** Start Provided data **

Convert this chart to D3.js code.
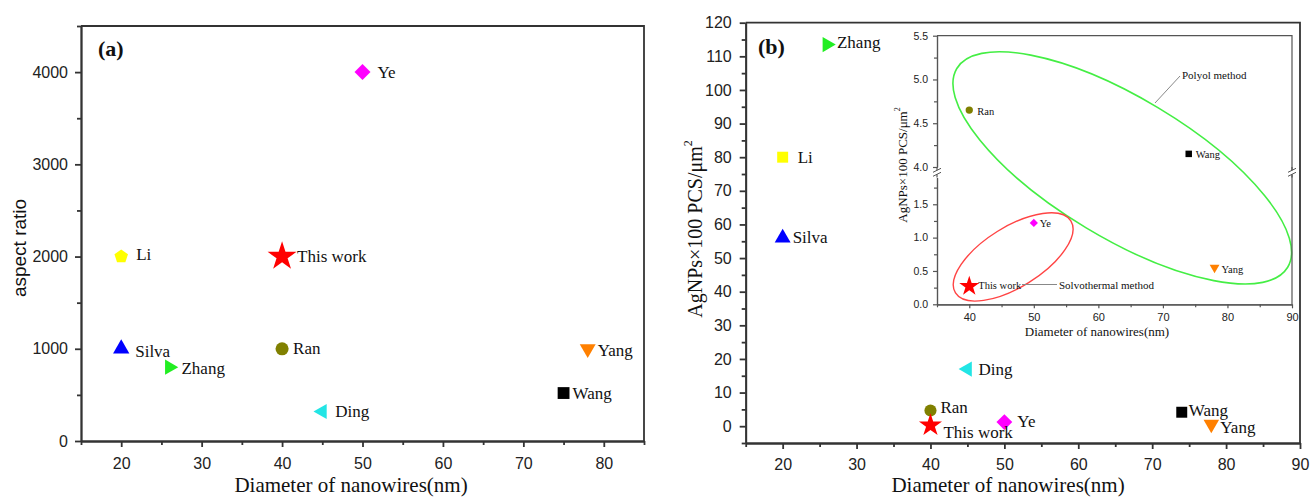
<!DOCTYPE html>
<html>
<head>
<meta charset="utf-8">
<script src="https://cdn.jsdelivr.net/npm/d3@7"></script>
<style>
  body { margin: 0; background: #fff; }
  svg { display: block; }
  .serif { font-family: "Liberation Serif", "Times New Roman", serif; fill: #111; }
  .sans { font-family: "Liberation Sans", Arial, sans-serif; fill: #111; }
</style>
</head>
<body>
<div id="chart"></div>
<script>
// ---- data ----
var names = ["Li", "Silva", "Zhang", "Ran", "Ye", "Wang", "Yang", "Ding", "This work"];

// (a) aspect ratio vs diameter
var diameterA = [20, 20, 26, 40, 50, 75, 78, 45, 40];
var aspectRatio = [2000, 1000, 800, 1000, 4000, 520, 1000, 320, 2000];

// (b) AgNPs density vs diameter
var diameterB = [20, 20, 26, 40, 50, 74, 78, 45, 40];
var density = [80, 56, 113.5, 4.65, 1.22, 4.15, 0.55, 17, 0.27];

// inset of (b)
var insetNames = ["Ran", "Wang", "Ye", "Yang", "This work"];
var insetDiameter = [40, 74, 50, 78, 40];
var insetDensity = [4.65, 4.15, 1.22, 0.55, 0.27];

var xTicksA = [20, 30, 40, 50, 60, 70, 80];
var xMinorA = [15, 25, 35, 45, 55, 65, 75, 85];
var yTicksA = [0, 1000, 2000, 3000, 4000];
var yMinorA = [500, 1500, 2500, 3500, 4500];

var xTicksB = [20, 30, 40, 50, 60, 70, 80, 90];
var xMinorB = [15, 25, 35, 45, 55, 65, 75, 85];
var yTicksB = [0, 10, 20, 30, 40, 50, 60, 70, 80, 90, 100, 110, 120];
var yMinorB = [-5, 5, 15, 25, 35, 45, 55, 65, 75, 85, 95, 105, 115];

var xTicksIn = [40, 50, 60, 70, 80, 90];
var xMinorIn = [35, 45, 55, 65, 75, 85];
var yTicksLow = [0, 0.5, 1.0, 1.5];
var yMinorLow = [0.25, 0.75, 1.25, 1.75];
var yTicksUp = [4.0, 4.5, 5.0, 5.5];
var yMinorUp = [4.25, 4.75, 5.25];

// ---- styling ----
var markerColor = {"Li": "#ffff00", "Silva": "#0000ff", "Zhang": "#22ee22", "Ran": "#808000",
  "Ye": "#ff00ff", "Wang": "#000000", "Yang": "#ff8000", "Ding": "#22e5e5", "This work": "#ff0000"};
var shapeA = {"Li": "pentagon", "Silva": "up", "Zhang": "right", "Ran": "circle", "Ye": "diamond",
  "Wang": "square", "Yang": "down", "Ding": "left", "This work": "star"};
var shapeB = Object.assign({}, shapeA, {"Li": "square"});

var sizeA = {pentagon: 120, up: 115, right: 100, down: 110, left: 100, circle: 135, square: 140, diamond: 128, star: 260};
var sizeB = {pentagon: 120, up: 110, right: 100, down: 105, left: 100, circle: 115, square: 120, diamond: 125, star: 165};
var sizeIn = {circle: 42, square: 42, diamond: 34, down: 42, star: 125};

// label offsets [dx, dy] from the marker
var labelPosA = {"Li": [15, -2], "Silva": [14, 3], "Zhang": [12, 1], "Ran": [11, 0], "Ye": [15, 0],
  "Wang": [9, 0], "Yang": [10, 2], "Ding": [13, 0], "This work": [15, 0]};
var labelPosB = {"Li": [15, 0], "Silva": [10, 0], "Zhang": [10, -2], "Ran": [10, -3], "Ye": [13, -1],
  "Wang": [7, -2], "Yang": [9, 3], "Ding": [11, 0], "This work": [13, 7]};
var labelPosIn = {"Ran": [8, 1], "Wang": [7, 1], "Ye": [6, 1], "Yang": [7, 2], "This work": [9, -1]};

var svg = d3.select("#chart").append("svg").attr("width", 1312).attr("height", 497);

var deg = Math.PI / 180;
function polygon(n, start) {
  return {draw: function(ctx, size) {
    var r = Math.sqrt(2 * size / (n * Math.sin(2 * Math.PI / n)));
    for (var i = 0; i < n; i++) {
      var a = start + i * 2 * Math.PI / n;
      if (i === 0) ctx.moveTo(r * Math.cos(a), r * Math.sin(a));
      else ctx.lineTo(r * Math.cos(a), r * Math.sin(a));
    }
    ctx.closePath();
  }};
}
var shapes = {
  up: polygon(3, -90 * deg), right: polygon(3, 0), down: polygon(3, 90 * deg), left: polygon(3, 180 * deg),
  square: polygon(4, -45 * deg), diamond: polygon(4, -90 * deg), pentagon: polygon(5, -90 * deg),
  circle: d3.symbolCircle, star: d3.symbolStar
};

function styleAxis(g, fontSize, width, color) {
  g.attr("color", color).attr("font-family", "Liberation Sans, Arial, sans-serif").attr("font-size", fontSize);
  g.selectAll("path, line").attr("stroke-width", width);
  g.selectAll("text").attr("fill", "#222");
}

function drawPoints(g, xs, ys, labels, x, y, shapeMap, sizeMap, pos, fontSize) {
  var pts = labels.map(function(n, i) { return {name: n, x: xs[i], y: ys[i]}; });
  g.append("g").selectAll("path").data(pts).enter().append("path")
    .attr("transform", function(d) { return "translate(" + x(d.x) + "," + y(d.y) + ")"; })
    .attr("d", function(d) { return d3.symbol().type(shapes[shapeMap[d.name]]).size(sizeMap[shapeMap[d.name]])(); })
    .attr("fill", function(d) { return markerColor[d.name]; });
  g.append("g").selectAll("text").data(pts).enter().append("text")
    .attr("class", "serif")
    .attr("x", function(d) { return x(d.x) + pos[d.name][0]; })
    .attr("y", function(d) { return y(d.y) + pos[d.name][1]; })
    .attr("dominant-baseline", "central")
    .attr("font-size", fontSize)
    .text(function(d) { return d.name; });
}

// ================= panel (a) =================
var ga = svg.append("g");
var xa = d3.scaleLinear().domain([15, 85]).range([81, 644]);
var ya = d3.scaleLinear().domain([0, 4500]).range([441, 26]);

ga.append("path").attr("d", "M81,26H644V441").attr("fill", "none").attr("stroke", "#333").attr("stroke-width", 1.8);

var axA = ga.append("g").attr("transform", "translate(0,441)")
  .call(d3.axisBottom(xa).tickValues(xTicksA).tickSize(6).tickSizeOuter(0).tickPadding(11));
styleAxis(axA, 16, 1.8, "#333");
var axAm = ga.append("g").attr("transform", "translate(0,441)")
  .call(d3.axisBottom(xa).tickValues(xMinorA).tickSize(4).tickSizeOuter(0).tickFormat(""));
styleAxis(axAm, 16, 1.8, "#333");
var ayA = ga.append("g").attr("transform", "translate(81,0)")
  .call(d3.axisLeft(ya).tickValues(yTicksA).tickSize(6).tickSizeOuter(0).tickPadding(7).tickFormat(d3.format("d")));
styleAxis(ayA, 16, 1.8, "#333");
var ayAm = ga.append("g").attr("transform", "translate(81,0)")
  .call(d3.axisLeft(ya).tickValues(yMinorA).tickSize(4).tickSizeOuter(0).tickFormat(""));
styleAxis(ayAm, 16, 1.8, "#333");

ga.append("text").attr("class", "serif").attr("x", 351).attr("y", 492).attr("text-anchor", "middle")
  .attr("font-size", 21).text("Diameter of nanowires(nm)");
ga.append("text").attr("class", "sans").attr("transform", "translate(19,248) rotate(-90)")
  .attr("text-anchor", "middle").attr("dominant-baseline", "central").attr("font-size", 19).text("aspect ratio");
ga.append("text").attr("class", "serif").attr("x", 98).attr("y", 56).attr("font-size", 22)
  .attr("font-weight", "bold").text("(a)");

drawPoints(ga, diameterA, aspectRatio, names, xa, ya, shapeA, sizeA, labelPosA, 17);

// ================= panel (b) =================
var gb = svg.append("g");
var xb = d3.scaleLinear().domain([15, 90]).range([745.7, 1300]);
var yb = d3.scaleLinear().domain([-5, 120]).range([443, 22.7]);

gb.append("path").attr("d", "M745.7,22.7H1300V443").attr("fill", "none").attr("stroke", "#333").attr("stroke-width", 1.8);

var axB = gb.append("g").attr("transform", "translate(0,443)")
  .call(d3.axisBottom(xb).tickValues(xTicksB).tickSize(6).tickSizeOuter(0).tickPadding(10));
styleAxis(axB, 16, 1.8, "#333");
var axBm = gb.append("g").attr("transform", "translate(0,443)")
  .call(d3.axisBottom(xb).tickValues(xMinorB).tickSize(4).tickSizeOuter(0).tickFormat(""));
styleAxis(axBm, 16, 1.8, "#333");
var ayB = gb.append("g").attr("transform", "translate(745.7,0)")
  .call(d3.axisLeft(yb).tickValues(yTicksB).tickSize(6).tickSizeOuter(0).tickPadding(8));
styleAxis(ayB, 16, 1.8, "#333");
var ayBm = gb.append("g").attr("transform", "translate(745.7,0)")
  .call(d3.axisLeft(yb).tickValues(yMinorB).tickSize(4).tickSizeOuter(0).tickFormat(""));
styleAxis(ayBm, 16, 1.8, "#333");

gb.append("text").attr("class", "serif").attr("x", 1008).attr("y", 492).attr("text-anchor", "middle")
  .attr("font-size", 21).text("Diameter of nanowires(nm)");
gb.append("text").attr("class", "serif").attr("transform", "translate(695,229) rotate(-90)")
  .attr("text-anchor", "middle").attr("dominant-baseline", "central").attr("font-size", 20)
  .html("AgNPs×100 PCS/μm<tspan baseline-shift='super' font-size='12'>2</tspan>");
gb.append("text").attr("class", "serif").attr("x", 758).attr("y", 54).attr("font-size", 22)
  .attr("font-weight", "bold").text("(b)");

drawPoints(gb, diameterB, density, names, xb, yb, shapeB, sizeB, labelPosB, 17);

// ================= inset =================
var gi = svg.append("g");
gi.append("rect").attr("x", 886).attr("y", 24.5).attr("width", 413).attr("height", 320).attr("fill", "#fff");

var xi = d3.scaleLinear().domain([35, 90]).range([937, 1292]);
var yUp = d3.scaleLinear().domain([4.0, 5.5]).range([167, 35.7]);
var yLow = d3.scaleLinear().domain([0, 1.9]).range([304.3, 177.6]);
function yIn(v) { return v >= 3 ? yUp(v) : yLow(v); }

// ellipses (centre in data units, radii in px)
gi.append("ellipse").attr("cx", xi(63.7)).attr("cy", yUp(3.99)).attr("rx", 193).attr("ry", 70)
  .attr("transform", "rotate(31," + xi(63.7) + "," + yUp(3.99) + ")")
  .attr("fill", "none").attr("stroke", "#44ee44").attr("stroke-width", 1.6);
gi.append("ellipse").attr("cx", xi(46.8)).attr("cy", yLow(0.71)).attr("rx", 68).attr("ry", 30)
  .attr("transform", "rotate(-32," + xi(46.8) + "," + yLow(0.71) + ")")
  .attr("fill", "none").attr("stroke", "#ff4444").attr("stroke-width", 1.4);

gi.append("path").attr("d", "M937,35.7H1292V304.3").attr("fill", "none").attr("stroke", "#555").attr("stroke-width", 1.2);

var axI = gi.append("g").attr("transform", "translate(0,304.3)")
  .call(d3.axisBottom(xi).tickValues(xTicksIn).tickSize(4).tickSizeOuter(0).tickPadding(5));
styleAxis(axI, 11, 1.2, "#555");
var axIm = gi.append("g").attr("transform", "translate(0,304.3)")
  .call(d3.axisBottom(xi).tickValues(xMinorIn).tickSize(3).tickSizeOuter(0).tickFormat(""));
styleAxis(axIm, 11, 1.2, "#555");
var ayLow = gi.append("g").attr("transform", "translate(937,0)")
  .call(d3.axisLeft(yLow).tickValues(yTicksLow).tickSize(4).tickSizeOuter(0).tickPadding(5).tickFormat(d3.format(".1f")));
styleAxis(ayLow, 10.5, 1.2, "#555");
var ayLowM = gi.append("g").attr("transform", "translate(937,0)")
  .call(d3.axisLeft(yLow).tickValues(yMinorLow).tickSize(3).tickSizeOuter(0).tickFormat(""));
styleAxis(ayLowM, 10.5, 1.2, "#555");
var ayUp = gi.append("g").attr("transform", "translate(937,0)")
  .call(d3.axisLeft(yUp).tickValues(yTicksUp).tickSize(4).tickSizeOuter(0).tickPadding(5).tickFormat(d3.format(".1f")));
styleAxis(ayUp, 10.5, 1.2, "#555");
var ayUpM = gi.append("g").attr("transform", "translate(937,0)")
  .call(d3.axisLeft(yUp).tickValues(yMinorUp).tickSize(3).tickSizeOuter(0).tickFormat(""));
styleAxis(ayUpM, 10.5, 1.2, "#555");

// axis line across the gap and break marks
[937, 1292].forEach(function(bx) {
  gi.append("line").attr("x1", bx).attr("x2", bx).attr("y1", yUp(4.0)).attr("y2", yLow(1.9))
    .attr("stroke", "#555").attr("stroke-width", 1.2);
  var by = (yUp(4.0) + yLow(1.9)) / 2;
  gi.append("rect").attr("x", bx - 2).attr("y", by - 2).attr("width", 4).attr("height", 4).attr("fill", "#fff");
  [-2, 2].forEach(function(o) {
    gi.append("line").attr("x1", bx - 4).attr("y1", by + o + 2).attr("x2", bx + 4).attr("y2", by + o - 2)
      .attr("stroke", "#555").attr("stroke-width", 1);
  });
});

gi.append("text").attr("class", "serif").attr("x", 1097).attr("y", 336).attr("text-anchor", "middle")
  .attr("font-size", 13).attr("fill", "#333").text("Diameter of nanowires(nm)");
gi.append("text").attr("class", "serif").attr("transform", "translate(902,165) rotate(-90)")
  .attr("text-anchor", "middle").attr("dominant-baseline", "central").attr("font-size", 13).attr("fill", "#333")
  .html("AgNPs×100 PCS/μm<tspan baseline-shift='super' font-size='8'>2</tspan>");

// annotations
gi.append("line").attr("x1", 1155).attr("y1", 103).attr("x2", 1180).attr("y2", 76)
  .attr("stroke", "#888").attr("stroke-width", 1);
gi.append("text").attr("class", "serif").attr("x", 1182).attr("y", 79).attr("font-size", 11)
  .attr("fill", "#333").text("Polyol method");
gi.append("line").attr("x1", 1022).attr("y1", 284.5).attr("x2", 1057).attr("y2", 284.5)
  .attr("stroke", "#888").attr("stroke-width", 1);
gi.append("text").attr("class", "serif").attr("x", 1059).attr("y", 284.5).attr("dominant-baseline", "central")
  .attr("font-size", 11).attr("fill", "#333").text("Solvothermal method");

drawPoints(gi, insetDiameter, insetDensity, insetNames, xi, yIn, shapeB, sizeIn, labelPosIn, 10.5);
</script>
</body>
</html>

** End Provided data **

[What you will do]:
Exactly reproduce the run of lines from the start of the listing through the line with "95, 105, 115];", inclusive; pictures are not copied.

[Answer below]:
Convert this chart to D3.js code.
<!DOCTYPE html>
<html>
<head>
<meta charset="utf-8">
<script src="https://cdn.jsdelivr.net/npm/d3@7"></script>
<style>
  body { margin: 0; background: #fff; }
  svg { display: block; }
  .serif { font-family: "Liberation Serif", "Times New Roman", serif; fill: #111; }
  .sans { font-family: "Liberation Sans", Arial, sans-serif; fill: #111; }
</style>
</head>
<body>
<div id="chart"></div>
<script>
// ---- data ----
var names = ["Li", "Silva", "Zhang", "Ran", "Ye", "Wang", "Yang", "Ding", "This work"];

// (a) aspect ratio vs diameter
var diameterA = [20, 20, 26, 40, 50, 75, 78, 45, 40];
var aspectRatio = [2000, 1000, 800, 1000, 4000, 520, 1000, 320, 2000];

// (b) AgNPs density vs diameter
var diameterB = [20, 20, 26, 40, 50, 74, 78, 45, 40];
var density = [80, 56, 113.5, 4.65, 1.22, 4.15, 0.55, 17, 0.27];

// inset of (b)
var insetNames = ["Ran", "Wang", "Ye", "Yang", "This work"];
var insetDiameter = [40, 74, 50, 78, 40];
var insetDensity = [4.65, 4.15, 1.22, 0.55, 0.27];

var xTicksA = [20, 30, 40, 50, 60, 70, 80];
var xMinorA = [15, 25, 35, 45, 55, 65, 75, 85];
var yTicksA = [0, 1000, 2000, 3000, 4000];
var yMinorA = [500, 1500, 2500, 3500, 4500];

var xTicksB = [20, 30, 40, 50, 60, 70, 80, 90];
var xMinorB = [15, 25, 35, 45, 55, 65, 75, 85];
var yTicksB = [0, 10, 20, 30, 40, 50, 60, 70, 80, 90, 100, 110, 120];
var yMinorB = [-5, 5, 15, 25, 35, 45, 55, 65, 75, 85, 95, 105, 115];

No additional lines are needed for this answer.